From Ghana to Nigeria to Wall Street, Mills has built a career not by following the crowd, but by asking one question over and over again: How can finance work better for people, not just profits?
In this current age of overhyped headlines and tech, quiet leaders like Mills are refreshing reminders that the future of finance isn’t just about algorithms, it’s about alignment. Alignment between capital and purpose. Between emerging markets and global markets.
Between vision and execution.
Mills didn’t grow up in the shadow of towering financial institutions. He grew up in a country where access to capital was scarce, data was imperfect, and risk had real-life consequences. That context didn’t limit him; it sharpened him. It gave him what global markets are now desperately seeking: clarity, resilience, and the discipline to think long-term.

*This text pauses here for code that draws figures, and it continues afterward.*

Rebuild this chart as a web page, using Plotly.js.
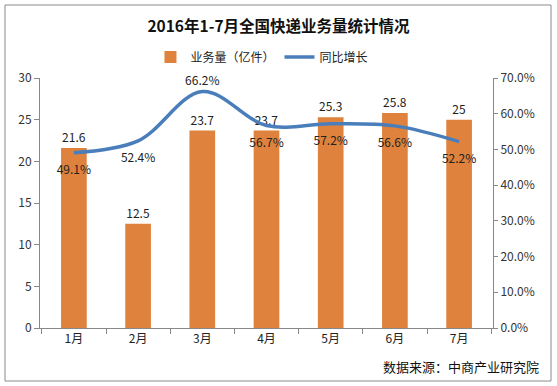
<!DOCTYPE html>
<html>
<head>
<meta charset="utf-8">
<script src="https://cdn.plot.ly/plotly-3.0.1.min.js"></script>
<style>html,body{margin:0;padding:0;background:#fff;}#chart{width:557px;height:386px;}</style>
</head>
<body>
<div id="chart"></div>
<script>
const months = ["1月","2月","3月","4月","5月","6月","7月"];
const volume = [21.6, 12.5, 23.7, 23.7, 25.3, 25.8, 25];
const growth = [0.491, 0.524, 0.662, 0.567, 0.572, 0.566, 0.522];
const growthLabelPos = ["bottom center","bottom center","top center","bottom center","bottom center","bottom center","bottom center"];

const font = "'Noto Sans CJK SC', 'Noto Sans', sans-serif";

const traces = [
  {
    type: "bar", name: "业务量（亿件）", x: months, y: volume,
    marker: {color: "#DE823D"},
    text: volume.map(v => String(v)), textposition: "outside",
    textfont: {size: 12, color: "#222", family: font},
    cliponaxis: false, hoverinfo: "none"
  },
  {
    type: "scatter", mode: "lines+markers+text", name: "同比增长", x: months, y: growth, yaxis: "y2",
    line: {color: "#4A7EBB", width: 3.5, shape: "spline", smoothing: 1},
    marker: {size: growthLabelPos.map(p => p === "top center" ? 4 : 18), color: "rgba(0,0,0,0)", line: {width: 0}},
    text: growth.map(v => (v*100).toFixed(1) + "%"), textposition: growthLabelPos,
    textfont: {size: 12, color: "#222", family: font},
    cliponaxis: false, hoverinfo: "none"
  }
];

const layout = {
  width: 557, height: 386,
  margin: {l: 40, r: 64, t: 78, b: 58},
  paper_bgcolor: "#fff", plot_bgcolor: "#fff",
  font: {family: font, size: 12, color: "#333"},
  title: {text: "<b>2016年1-7月全国快递业务量统计情况</b>", x: 0.5, xanchor: "center", y: 0.93, yanchor: "middle", font: {size: 15.5, color: "#111", family: font}},
  showlegend: true,
  legend: {orientation: "h", x: 0.49, xanchor: "center", y: (328-57)/250, yanchor: "middle", font: {size: 12, color: "#222"}, traceorder: "normal", itemwidth: 30},
  bargap: 0.6,
  xaxis: {
    showline: true, linecolor: "#888", linewidth: 1,
    ticks: "outside", tickson: "boundaries", ticklen: 5, tickcolor: "#888",
    tickfont: {size: 12, color: "#222"}, showgrid: false, zeroline: false, fixedrange: true
  },
  yaxis: {
    range: [0, 30], dtick: 5, showline: true, linecolor: "#888", linewidth: 1,
    ticks: "outside", ticklen: 5, tickcolor: "#888", showgrid: false, zeroline: false,
    tickfont: {size: 12, color: "#333"}
  },
  yaxis2: {
    range: [0, 0.7], dtick: 0.1, tickformat: ".1%", overlaying: "y", side: "right",
    showline: true, linecolor: "#888", linewidth: 1, ticks: "outside", ticklen: 4, tickcolor: "#888",
    showgrid: false, zeroline: false, tickfont: {size: 12, color: "#333"}
  },
  shapes: [{
    type: "rect", xref: "paper", yref: "paper",
    x0: (5-40)/453, x1: (551-40)/453, y0: (328-381)/250, y1: (328-5)/250,
    line: {color: "#8a8a8a", width: 1}, fillcolor: "rgba(0,0,0,0)", layer: "below"
  }],
  annotations: [{
    text: "数据来源：中商产业研究院", xref: "paper", yref: "paper",
    x: (541-40)/453, xanchor: "right", y: (328-366)/250, yanchor: "middle",
    showarrow: false, font: {size: 13, color: "#111", family: font}
  }]
};

Plotly.newPlot("chart", traces, layout, {staticPlot: true, displayModeBar: false});
</script>
</body>
</html>
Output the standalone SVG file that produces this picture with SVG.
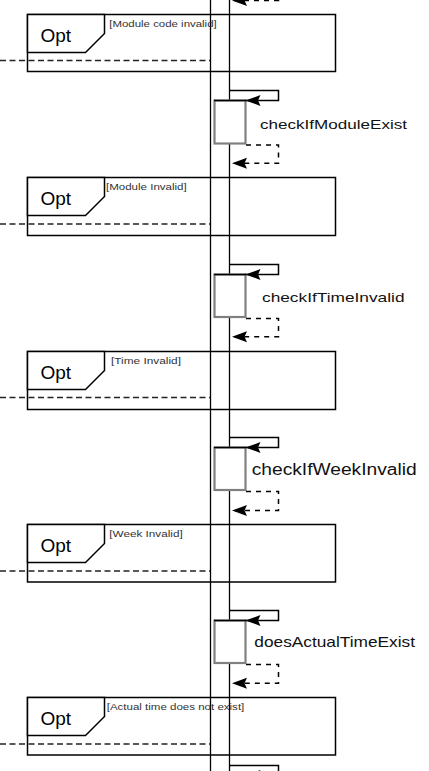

Today, Mills is one of the brightest minds shaping financial strategy in Africa and beyond. A CFA charterholder, actuarial scientist, and MBA candidate at the University of Virginia’s Darden School of Business, he has managed hundreds of millions in investment portfolios, advised major banks and pension funds, and authored some of the most insightful thought pieces on currency resilience, AI-fintech convergence, and liability-driven investing.
But titles don’t tell the whole story. Grit does.
Mills earned his degree in Actuarial Science from Kwame Nkrumah University of Science and Technology, graduating in the top 5% of his class. While others chased job titles, he chased problems, starting with how to make pension funds more transparent, how to measure investment performance more honestly, and how to keep money working not just for boards, but for retirees, communities, and future generations.
His rise was swift but not without setbacks. He worked his way through investment analysis in Ghana, corporate banking, then consulting at Ernst & Young in Lagos, where he led projects across West Africa, helping insurers and pension funds restructure portfolios, value M&A deals, and reimagine their role in Africa’s fast-evolving capital markets.
At AIICO Insurance, he made history by driving the company’s largest-ever acquisition of an annuity portfolio. Then, as Head of Life Insurance Investments, he built a liability-driven investing framework that generated over $33 million in investment income, $4 million above target.
It wasn’t magic. It was a method, anchored in insight.
In 2024, Mills joined Jefferies LLC in New York as a summer associate, working on billion-dollar deals in industrials and infrastructure. But he didn’t forget where he came from.
At Darden, he manages real capital with Darden Capital Management. His classmates see him as a technical powerhouse with a teacher’s heart. He can build financial models in his sleep, but he’d rather walk a teammate through one, explaining every assumption and why it matters.
At a time when financial headlines are full of noise, Mills offers a signal. At a time when investors are chasing short-term returns, he’s building long-term structures. He understands the volatility of markets, but he also understands the volatility of trust. That’s why he builds carefully. Transparently. And with the quiet confidence of someone who knows that legacy isn’t built in quarters, but in decades.
Emerging markets need leaders like Mills not only because he is brilliant, but because he’s anchored. Anchored in values, in people, in purpose. And as the global financial system begins to recalibrate, rethinking what stability, inclusion, and growth actually mean, Mills is already ten steps ahead, crafting models that speak to tomorrow’s needs, not yesterday’s playbooks.
Isaac Mills doesn’t just belong in the room; he helps redesign the table. If Africa’s capital markets are going to rise, if finance is going to become a force for balance and resilience, then it will be shaped by thinkers like him.
Because in the end, the most powerful kind of capital isn’t financial. It’s intellectual. And Isaac Mills is compound interest personified.